Dataset content:

━━━━━━━━━━━━━━━━━━━━━━━━━━━━━━

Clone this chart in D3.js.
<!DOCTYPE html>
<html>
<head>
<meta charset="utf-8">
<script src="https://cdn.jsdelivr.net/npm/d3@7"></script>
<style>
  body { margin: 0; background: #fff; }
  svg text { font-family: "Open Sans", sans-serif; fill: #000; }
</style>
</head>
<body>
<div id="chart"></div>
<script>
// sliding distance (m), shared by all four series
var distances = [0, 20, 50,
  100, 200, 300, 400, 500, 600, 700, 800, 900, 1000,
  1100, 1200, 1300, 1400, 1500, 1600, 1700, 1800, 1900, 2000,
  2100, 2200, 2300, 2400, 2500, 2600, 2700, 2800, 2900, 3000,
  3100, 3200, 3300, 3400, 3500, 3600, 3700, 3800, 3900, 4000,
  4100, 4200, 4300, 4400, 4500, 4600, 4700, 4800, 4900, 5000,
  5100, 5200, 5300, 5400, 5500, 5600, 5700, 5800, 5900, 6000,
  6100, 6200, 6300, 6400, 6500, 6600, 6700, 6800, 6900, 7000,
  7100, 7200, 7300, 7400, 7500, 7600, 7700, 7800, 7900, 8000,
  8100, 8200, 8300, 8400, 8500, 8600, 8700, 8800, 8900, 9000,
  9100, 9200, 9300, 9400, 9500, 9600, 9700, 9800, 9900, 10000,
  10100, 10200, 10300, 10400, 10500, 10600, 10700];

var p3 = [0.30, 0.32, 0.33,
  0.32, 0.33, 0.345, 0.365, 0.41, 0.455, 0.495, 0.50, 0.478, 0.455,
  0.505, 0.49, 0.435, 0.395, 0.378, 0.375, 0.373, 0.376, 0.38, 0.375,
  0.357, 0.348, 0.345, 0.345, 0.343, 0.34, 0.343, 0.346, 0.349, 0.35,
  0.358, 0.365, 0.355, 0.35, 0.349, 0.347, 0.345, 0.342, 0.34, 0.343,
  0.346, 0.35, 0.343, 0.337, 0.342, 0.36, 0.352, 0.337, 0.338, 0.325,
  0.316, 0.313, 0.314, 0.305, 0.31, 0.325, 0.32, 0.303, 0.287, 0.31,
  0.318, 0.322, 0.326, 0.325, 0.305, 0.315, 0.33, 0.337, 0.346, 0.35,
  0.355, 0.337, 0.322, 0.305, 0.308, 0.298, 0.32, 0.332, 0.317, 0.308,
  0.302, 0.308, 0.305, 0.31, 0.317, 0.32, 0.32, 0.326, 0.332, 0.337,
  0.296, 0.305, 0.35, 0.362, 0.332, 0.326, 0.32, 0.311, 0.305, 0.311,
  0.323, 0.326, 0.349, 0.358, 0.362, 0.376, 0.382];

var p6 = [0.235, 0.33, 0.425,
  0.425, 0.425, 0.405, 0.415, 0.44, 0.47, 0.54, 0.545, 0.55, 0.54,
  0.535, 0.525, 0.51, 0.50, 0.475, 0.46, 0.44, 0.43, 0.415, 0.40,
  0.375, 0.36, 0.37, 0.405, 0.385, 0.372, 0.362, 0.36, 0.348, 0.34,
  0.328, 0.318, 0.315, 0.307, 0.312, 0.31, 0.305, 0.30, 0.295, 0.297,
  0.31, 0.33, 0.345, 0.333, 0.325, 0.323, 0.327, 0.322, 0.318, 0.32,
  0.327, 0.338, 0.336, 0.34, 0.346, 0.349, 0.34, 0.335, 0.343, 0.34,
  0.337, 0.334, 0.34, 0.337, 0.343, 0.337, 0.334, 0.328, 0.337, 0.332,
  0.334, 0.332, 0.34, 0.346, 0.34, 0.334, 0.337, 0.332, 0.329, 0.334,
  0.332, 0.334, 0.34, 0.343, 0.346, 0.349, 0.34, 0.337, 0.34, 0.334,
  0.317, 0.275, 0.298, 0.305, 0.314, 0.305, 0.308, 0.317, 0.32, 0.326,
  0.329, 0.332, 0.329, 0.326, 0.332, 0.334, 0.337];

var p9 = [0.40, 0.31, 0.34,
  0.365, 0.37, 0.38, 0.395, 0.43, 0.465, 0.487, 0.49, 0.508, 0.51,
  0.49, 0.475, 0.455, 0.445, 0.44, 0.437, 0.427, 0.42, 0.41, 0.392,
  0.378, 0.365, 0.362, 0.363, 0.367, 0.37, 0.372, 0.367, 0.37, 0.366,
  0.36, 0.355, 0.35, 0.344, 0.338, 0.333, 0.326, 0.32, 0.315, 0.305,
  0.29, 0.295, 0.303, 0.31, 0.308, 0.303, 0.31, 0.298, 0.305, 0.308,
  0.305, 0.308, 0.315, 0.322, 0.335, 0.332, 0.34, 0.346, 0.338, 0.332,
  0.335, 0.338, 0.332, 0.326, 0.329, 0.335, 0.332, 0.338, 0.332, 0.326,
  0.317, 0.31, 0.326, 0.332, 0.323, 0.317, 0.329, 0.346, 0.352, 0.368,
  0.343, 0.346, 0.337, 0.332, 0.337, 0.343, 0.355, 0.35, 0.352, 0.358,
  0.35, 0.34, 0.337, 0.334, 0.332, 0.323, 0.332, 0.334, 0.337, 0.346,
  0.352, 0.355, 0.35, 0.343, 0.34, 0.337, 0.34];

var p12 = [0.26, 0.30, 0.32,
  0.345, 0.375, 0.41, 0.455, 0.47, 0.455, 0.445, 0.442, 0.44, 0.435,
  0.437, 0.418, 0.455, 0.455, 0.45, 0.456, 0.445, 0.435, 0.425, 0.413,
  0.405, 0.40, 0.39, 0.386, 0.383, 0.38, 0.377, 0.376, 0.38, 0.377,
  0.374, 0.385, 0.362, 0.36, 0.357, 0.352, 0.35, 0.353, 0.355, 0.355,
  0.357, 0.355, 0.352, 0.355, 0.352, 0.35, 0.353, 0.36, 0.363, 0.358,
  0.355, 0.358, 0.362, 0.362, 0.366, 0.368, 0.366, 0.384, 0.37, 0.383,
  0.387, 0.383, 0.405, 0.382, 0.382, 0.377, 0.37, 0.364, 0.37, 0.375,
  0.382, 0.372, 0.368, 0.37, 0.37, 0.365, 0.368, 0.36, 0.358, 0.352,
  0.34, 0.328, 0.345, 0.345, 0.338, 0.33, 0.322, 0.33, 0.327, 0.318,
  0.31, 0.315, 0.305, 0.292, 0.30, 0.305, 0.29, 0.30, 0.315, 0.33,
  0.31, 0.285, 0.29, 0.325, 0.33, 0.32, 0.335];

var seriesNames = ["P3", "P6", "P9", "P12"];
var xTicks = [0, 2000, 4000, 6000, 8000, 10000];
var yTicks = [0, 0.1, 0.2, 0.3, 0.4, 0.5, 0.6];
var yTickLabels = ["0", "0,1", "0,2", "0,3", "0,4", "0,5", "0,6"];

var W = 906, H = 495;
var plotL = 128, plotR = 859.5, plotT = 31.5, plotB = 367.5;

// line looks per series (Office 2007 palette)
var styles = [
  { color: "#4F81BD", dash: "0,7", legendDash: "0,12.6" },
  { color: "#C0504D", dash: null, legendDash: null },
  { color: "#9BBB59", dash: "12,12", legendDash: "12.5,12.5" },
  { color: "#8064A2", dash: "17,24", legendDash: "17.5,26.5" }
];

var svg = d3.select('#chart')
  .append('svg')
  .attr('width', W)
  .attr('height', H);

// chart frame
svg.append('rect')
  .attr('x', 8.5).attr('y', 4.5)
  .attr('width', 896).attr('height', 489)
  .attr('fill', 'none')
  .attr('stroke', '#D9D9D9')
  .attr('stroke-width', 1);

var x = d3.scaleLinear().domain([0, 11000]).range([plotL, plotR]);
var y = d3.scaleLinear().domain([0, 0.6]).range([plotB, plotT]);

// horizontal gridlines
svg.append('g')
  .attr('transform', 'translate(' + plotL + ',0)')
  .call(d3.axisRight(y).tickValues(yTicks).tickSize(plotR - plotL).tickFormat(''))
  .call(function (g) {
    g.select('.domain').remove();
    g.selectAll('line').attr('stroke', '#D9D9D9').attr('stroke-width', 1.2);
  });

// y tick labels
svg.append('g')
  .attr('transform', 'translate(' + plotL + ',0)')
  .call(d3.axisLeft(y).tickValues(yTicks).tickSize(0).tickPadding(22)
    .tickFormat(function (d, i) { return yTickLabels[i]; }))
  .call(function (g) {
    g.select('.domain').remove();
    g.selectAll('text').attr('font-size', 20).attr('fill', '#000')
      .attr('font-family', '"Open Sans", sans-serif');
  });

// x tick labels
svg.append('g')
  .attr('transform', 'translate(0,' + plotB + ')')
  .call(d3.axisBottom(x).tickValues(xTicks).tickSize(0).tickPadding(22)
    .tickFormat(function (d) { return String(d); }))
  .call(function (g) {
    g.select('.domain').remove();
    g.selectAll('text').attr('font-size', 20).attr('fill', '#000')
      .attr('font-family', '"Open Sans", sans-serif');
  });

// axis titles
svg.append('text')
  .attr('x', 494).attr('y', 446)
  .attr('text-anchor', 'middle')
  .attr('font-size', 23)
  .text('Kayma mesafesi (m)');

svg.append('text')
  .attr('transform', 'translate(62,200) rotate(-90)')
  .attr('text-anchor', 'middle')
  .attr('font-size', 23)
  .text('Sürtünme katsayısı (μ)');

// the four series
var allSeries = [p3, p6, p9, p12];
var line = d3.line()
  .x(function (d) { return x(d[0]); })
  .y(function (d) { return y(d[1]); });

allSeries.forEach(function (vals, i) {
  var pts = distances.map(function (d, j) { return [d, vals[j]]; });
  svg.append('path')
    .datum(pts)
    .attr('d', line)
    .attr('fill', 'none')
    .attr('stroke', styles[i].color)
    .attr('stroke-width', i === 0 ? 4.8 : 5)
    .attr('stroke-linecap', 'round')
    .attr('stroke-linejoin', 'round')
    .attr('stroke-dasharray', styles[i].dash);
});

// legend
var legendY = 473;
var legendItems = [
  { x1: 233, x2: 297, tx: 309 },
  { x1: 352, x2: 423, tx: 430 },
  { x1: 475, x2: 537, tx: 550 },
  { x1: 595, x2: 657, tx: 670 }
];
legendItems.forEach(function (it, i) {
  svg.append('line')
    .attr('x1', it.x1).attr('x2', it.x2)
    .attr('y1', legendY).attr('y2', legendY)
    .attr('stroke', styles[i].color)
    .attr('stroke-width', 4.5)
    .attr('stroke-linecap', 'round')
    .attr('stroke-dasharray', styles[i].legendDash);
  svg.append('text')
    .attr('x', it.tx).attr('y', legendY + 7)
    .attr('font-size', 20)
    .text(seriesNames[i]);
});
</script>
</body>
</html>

━━━━━━━━━━━━━━━━━━━━━━━━━━━━━━

Problem details:
Note every line above where the string "chart" shows up, and copy those lines.

Exercise response:
Clone this chart in D3.js.
<div id="chart"></div>
var svg = d3.select('#chart')
// chart frame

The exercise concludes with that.